### Data provided

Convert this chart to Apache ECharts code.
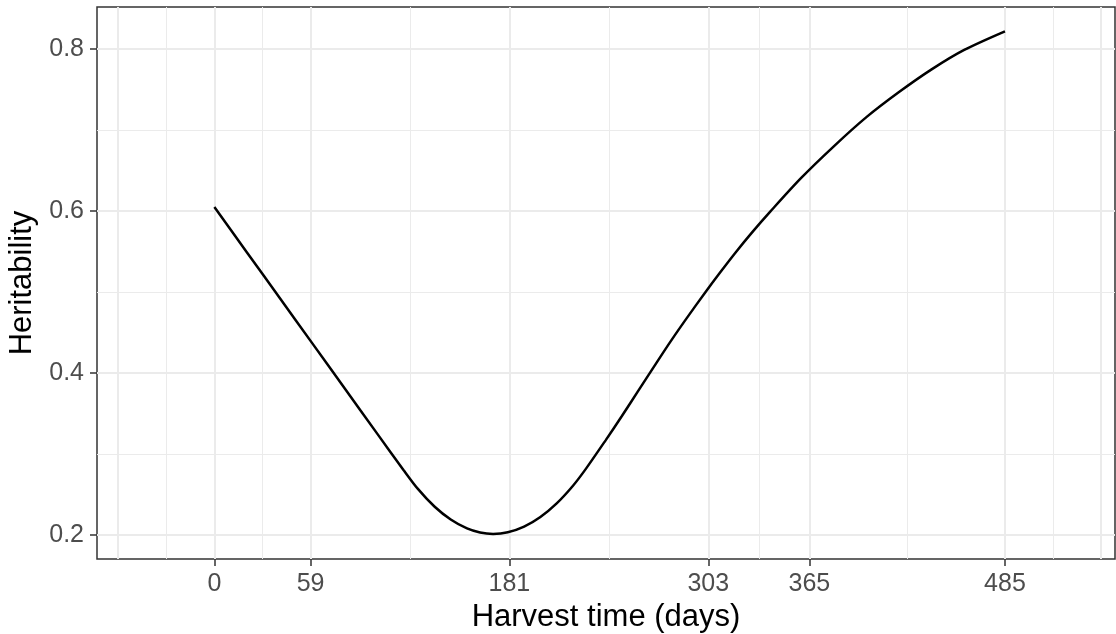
<!DOCTYPE html>
<html>
<head>
<meta charset="utf-8">
<script src="https://cdn.jsdelivr.net/npm/echarts@6/dist/echarts.min.js"></script>
<style>
html,body{margin:0;padding:0;background:#fff;}
#chart{width:1116px;height:634px;}
</style>
</head>
<body>
<div id="chart"></div>
<script>
// ---- data ----
var harvestDays = [0, 20, 40, 60, 80, 100, 116, 125, 135, 145, 155, 163, 171, 180, 190, 200, 210, 220, 228, 240, 250, 260, 270, 280, 290, 301, 310, 320, 330, 341, 360, 380, 400, 420, 440, 460, 485];
var heritability = [0.605, 0.549, 0.493, 0.437, 0.381, 0.325, 0.2805, 0.2567, 0.2353, 0.2192, 0.2082, 0.2032, 0.2015, 0.2035, 0.2105, 0.2224, 0.2392, 0.2610, 0.2821, 0.317, 0.347, 0.378, 0.409, 0.4395, 0.4685, 0.4993, 0.5236, 0.5496, 0.5741, 0.5994, 0.641, 0.680, 0.716, 0.747, 0.775, 0.799, 0.822];
var xTicks = [0, 59, 181, 303, 365, 485];
var xMajorExtra = [-59, 544];
var xMinor = [-29.5, 29.5, 120, 242, 334, 425, 514.5];
var yTicks = [0.2, 0.4, 0.6, 0.8];
var yMinor = [0.3, 0.5, 0.7];

var X_MIN = -72, X_MAX = 552.5, Y_MIN = 0.1705, Y_MAX = 0.852;
var FONT = '"Liberation Sans", Arial, sans-serif';
var GRID = '#EBEBEB';

function hiddenAxis(values, width, extra) {
  var a = {
    type: 'value',
    show: true,
    axisLine: {show: false, onZero: false},
    axisLabel: {show: false},
    axisTick: {show: false, customValues: values},
    splitLine: {show: true, lineStyle: {color: GRID, width: width}}
  };
  for (var k in extra) a[k] = extra[k];
  return a;
}

var chart = echarts.init(document.getElementById('chart'), null, {renderer: 'canvas'});
chart.setOption({
  animation: false,
  backgroundColor: '#ffffff',
  grid: {
    left: 97, right: 1, top: 7, bottom: 75,
    show: true, borderColor: '#333333', borderWidth: 1.5,
    backgroundColor: 'transparent',
    outerBoundsMode: 'none'
  },
  xAxis: [
    {
      type: 'value', min: X_MIN, max: X_MAX, position: 'bottom',
      name: 'Harvest time (days)', nameLocation: 'middle', nameGap: 37,
      nameTextStyle: {fontFamily: FONT, fontSize: 31, color: '#000'},
      axisLine: {show: false, onZero: false},
      axisTick: {show: true, inside: false, length: 7, customValues: xTicks, lineStyle: {color: '#333333', width: 1.5}},
      axisLabel: {show: true, customValues: xTicks, margin: 13, fontFamily: FONT, fontSize: 25, color: '#4D4D4D'},
      splitLine: {show: true, lineStyle: {color: GRID, width: 2}}
    },
    hiddenAxis(xMajorExtra, 2, {min: X_MIN, max: X_MAX, position: 'top'}),
    hiddenAxis(xMinor, 1, {min: X_MIN, max: X_MAX, position: 'top', offset: 10})
  ],
  yAxis: [
    {
      type: 'value', min: Y_MIN, max: Y_MAX, position: 'left',
      name: 'Heritability', nameLocation: 'middle', nameGap: 56,
      nameTextStyle: {fontFamily: FONT, fontSize: 31, color: '#000'},
      axisLine: {show: false, onZero: false},
      axisTick: {show: true, inside: false, length: 7, customValues: yTicks, lineStyle: {color: '#333333', width: 1.5}},
      axisLabel: {show: true, customValues: yTicks, margin: 13, fontFamily: FONT, fontSize: 25, color: '#4D4D4D',
        formatter: function (v) { return v.toFixed(1); }},
      splitLine: {show: true, lineStyle: {color: GRID, width: 2}}
    },
    hiddenAxis(yMinor, 1, {min: Y_MIN, max: Y_MAX, position: 'right'})
  ],
  series: [{
    type: 'line',
    xAxisIndex: 0, yAxisIndex: 0,
    data: harvestDays.map(function (d, i) { return [d, heritability[i]]; }),
    showSymbol: false,
    smooth: 0.3,
    lineStyle: {color: '#000000', width: 2.5},
    z: 5
  }]
});
</script>
</body>
</html>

### Given request
Transcribe all of the material exactly, leaving out whatever pictures it contains.

### Completed task
Convert this chart to Apache ECharts code.
<!DOCTYPE html>
<html>
<head>
<meta charset="utf-8">
<script src="https://cdn.jsdelivr.net/npm/echarts@6/dist/echarts.min.js"></script>
<style>
html,body{margin:0;padding:0;background:#fff;}
#chart{width:1116px;height:634px;}
</style>
</head>
<body>
<div id="chart"></div>
<script>
// ---- data ----
var harvestDays = [0, 20, 40, 60, 80, 100, 116, 125, 135, 145, 155, 163, 171, 180, 190, 200, 210, 220, 228, 240, 250, 260, 270, 280, 290, 301, 310, 320, 330, 341, 360, 380, 400, 420, 440, 460, 485];
var heritability = [0.605, 0.549, 0.493, 0.437, 0.381, 0.325, 0.2805, 0.2567, 0.2353, 0.2192, 0.2082, 0.2032, 0.2015, 0.2035, 0.2105, 0.2224, 0.2392, 0.2610, 0.2821, 0.317, 0.347, 0.378, 0.409, 0.4395, 0.4685, 0.4993, 0.5236, 0.5496, 0.5741, 0.5994, 0.641, 0.680, 0.716, 0.747, 0.775, 0.799, 0.822];
var xTicks = [0, 59, 181, 303, 365, 485];
var xMajorExtra = [-59, 544];
var xMinor = [-29.5, 29.5, 120, 242, 334, 425, 514.5];
var yTicks = [0.2, 0.4, 0.6, 0.8];
var yMinor = [0.3, 0.5, 0.7];

var X_MIN = -72, X_MAX = 552.5, Y_MIN = 0.1705, Y_MAX = 0.852;
var FONT = '"Liberation Sans", Arial, sans-serif';
var GRID = '#EBEBEB';

function hiddenAxis(values, width, extra) {
  var a = {
    type: 'value',
    show: true,
    axisLine: {show: false, onZero: false},
    axisLabel: {show: false},
    axisTick: {show: false, customValues: values},
    splitLine: {show: true, lineStyle: {color: GRID, width: width}}
  };
  for (var k in extra) a[k] = extra[k];
  return a;
}

var chart = echarts.init(document.getElementById('chart'), null, {renderer: 'canvas'});
chart.setOption({
  animation: false,
  backgroundColor: '#ffffff',
  grid: {
    left: 97, right: 1, top: 7, bottom: 75,
    show: true, borderColor: '#333333', borderWidth: 1.5,
    backgroundColor: 'transparent',
    outerBoundsMode: 'none'
  },
  xAxis: [
    {
      type: 'value', min: X_MIN, max: X_MAX, position: 'bottom',
      name: 'Harvest time (days)', nameLocation: 'middle', nameGap: 37,
      nameTextStyle: {fontFamily: FONT, fontSize: 31, color: '#000'},
      axisLine: {show: false, onZero: false},
      axisTick: {show: true, inside: false, length: 7, customValues: xTicks, lineStyle: {color: '#333333', width: 1.5}},
      axisLabel: {show: true, customValues: xTicks, margin: 13, fontFamily: FONT, fontSize: 25, color: '#4D4D4D'},
      splitLine: {show: true, lineStyle: {color: GRID, width: 2}}
    },
    hiddenAxis(xMajorExtra, 2, {min: X_MIN, max: X_MAX, position: 'top'}),
    hiddenAxis(xMinor, 1, {min: X_MIN, max: X_MAX, position: 'top', offset: 10})
  ],
  yAxis: [
    {
      type: 'value', min: Y_MIN, max: Y_MAX, position: 'left',
      name: 'Heritability', nameLocation: 'middle', nameGap: 56,
      nameTextStyle: {fontFamily: FONT, fontSize: 31, color: '#000'},
      axisLine: {show: false, onZero: false},
      axisTick: {show: true, inside: false, length: 7, customValues: yTicks, lineStyle: {color: '#333333', width: 1.5}},
      axisLabel: {show: true, customValues: yTicks, margin: 13, fontFamily: FONT, fontSize: 25, color: '#4D4D4D',
        formatter: function (v) { return v.toFixed(1); }},
      splitLine: {show: true, lineStyle: {color: GRID, width: 2}}
    },
    hiddenAxis(yMinor, 1, {min: Y_MIN, max: Y_MAX, position: 'right'})
  ],
  series: [{
    type: 'line',
    xAxisIndex: 0, yAxisIndex: 0,
    data: harvestDays.map(function (d, i) { return [d, heritability[i]]; }),
    showSymbol: false,
    smooth: 0.3,
    lineStyle: {color: '#000000', width: 2.5},
    z: 5
  }]
});
</script>
</body>
</html>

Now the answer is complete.